**Task instructions**
Set down the material exactly as given, please, from its first line through the line that includes "ax = fig.add_axes([11".

**Data lines**
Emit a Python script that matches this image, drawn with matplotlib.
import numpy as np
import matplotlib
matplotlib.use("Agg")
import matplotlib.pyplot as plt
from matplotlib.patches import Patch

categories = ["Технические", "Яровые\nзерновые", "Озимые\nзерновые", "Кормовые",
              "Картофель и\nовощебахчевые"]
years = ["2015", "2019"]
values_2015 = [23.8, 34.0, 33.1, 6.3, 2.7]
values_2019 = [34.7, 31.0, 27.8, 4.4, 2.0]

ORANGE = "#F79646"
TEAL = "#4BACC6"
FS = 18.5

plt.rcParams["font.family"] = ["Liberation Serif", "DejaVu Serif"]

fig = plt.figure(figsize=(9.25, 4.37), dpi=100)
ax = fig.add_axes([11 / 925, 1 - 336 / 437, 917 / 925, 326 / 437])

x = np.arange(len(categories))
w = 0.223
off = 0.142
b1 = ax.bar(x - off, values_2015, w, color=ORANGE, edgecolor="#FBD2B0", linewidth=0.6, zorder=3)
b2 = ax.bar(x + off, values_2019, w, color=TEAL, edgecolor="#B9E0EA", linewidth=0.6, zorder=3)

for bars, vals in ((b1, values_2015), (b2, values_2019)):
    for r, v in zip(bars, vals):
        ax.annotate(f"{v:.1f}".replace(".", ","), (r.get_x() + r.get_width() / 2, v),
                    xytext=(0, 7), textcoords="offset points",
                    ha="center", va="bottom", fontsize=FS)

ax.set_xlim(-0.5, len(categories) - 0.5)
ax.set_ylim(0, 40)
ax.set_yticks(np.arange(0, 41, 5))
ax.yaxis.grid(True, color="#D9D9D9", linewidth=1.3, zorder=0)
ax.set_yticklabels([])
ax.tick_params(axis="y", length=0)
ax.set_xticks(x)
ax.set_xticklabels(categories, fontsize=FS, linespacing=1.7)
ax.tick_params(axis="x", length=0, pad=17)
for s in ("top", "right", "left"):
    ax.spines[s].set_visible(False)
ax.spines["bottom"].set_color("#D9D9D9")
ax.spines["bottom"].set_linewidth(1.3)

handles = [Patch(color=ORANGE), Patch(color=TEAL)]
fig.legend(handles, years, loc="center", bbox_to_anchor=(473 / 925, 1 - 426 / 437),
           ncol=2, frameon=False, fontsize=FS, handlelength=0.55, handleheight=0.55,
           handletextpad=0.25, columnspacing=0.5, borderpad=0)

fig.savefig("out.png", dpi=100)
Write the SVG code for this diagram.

**Final answer**
Emit a Python script that matches this image, drawn with matplotlib.
import numpy as np
import matplotlib
matplotlib.use("Agg")
import matplotlib.pyplot as plt
from matplotlib.patches import Patch

categories = ["Технические", "Яровые\nзерновые", "Озимые\nзерновые", "Кормовые",
              "Картофель и\nовощебахчевые"]
years = ["2015", "2019"]
values_2015 = [23.8, 34.0, 33.1, 6.3, 2.7]
values_2019 = [34.7, 31.0, 27.8, 4.4, 2.0]

ORANGE = "#F79646"
TEAL = "#4BACC6"
FS = 18.5

plt.rcParams["font.family"] = ["Liberation Serif", "DejaVu Serif"]

fig = plt.figure(figsize=(9.25, 4.37), dpi=100)
ax = fig.add_axes([11 / 925, 1 - 336 / 437, 917 / 925, 326 / 437])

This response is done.